Task to complete
Extract every line below that contains the word "matplotlib".

-- start Given material --

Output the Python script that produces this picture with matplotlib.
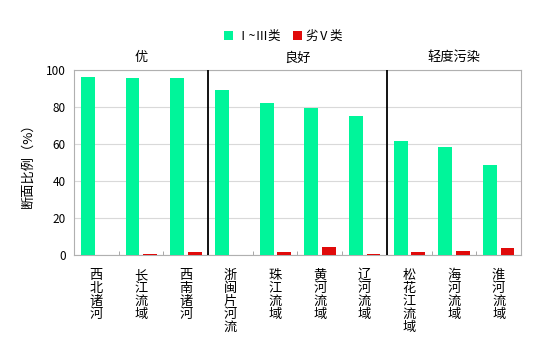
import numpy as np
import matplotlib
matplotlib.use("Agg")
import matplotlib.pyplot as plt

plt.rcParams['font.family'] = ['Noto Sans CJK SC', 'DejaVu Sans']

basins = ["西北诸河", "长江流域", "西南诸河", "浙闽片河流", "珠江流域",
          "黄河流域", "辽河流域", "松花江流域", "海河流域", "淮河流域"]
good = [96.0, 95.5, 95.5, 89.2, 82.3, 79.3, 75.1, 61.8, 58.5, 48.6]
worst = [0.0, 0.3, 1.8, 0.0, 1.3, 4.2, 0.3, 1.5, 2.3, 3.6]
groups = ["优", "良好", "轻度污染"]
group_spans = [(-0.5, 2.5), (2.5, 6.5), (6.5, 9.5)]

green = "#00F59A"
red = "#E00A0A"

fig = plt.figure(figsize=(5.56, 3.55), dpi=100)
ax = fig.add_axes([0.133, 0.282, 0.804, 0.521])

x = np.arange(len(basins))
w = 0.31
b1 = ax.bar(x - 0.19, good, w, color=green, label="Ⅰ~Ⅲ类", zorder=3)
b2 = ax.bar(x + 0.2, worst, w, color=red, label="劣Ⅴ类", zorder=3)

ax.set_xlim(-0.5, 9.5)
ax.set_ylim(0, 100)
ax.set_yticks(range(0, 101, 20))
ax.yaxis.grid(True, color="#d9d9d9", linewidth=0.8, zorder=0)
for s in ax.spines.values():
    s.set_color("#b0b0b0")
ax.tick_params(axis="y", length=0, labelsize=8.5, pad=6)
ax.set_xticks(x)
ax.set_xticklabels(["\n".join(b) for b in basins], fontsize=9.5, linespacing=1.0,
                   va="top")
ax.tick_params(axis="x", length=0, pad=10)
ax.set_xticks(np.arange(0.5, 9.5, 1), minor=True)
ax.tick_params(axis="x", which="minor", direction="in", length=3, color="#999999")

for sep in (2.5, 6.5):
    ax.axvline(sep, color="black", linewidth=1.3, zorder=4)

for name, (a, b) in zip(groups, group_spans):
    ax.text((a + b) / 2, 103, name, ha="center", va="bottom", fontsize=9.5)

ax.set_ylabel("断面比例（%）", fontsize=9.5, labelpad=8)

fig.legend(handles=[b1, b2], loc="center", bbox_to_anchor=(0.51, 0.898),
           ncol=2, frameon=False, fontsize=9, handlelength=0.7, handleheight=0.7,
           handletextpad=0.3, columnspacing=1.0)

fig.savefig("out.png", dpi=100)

-- end Given material --

Answer to this task
Output the Python script that produces this picture with matplotlib.
import matplotlib
matplotlib.use("Agg")
import matplotlib.pyplot as plt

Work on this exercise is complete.